**Raw records:**
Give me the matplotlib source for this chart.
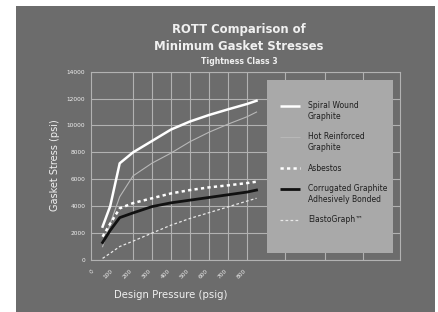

==

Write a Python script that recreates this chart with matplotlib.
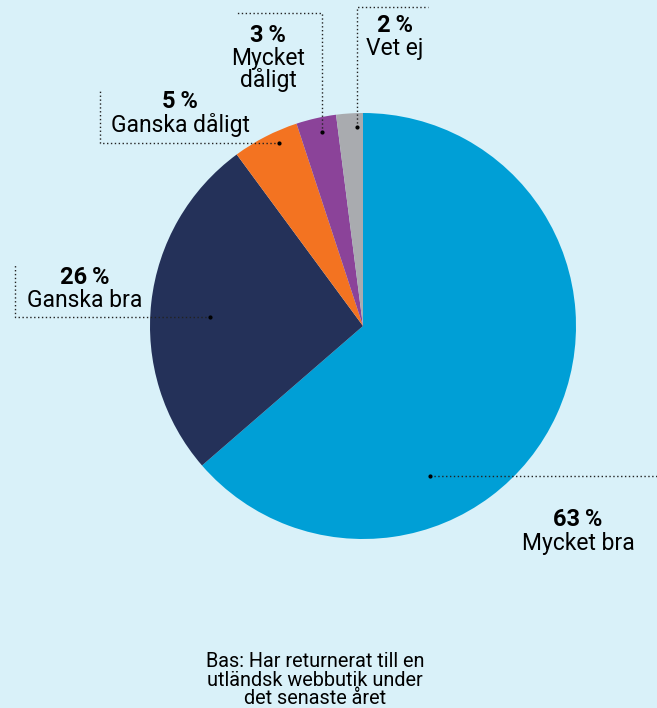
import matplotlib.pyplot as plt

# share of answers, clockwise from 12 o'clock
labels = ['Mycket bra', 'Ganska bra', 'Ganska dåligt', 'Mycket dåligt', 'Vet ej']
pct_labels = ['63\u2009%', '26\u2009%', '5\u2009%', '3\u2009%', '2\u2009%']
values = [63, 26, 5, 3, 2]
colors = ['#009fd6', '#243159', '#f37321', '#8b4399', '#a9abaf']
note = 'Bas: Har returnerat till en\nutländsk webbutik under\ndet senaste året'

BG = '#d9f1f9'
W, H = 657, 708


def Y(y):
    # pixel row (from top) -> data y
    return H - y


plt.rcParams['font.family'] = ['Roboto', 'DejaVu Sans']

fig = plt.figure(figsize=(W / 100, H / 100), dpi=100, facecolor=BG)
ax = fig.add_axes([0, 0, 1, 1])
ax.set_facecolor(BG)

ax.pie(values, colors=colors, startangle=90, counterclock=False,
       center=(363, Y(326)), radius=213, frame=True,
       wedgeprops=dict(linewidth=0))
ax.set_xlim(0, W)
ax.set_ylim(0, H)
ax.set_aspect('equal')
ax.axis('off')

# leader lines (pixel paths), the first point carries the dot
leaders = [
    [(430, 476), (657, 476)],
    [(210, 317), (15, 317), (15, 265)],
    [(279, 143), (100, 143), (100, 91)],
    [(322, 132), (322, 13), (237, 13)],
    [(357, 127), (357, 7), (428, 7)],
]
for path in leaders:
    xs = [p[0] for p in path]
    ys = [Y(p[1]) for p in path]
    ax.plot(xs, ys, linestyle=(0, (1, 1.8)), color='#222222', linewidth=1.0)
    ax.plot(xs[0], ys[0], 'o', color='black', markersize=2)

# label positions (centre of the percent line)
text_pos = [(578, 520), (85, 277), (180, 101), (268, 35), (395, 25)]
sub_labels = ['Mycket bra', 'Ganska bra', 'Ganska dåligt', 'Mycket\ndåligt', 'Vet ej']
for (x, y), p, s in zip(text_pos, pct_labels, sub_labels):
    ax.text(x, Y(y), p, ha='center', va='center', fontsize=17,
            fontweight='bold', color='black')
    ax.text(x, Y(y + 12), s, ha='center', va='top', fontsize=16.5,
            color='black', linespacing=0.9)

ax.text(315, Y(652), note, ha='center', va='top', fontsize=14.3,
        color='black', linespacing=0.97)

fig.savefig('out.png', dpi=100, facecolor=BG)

...

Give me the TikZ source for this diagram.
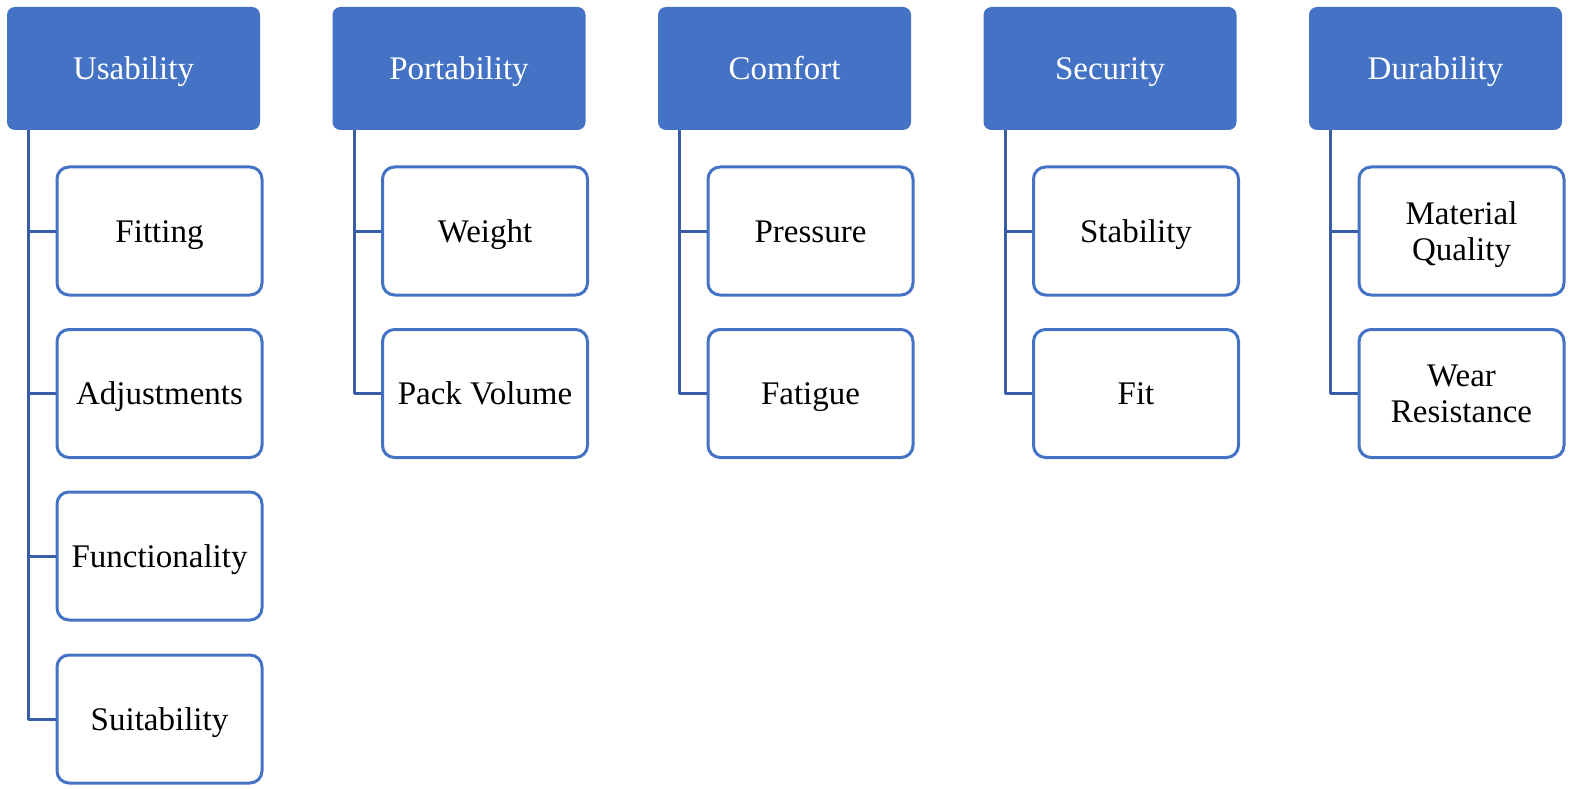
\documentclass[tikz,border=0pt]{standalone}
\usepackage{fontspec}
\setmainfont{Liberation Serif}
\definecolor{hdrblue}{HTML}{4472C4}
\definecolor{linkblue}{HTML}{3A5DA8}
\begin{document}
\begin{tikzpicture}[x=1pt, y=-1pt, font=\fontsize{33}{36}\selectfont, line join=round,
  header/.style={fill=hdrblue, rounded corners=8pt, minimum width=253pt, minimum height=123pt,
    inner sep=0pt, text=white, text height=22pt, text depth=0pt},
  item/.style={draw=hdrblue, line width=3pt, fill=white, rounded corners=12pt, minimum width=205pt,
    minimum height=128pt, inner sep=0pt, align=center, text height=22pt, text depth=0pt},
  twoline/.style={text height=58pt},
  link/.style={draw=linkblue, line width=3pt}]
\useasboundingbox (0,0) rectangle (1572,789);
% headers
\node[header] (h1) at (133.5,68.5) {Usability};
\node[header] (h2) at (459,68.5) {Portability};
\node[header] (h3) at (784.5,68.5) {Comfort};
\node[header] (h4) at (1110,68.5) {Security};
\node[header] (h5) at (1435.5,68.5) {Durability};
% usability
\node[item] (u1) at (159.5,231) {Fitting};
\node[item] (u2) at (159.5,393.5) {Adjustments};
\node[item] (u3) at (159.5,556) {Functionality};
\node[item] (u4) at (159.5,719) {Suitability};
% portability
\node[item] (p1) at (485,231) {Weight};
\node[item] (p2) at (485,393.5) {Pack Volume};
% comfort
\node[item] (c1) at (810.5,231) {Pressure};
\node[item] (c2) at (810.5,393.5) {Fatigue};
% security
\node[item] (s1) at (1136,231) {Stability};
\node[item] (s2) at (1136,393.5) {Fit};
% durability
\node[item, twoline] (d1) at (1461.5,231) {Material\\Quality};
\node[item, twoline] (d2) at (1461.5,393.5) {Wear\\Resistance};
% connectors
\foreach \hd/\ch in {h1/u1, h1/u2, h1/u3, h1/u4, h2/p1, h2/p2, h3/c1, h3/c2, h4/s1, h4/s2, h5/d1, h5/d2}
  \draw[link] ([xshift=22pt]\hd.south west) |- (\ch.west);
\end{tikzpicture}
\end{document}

**Task directions:**
Above are the records. Identify each line that contains the word "source".

**Answer for the task:**
Give me the matplotlib source for this chart.
Give me the TikZ source for this diagram.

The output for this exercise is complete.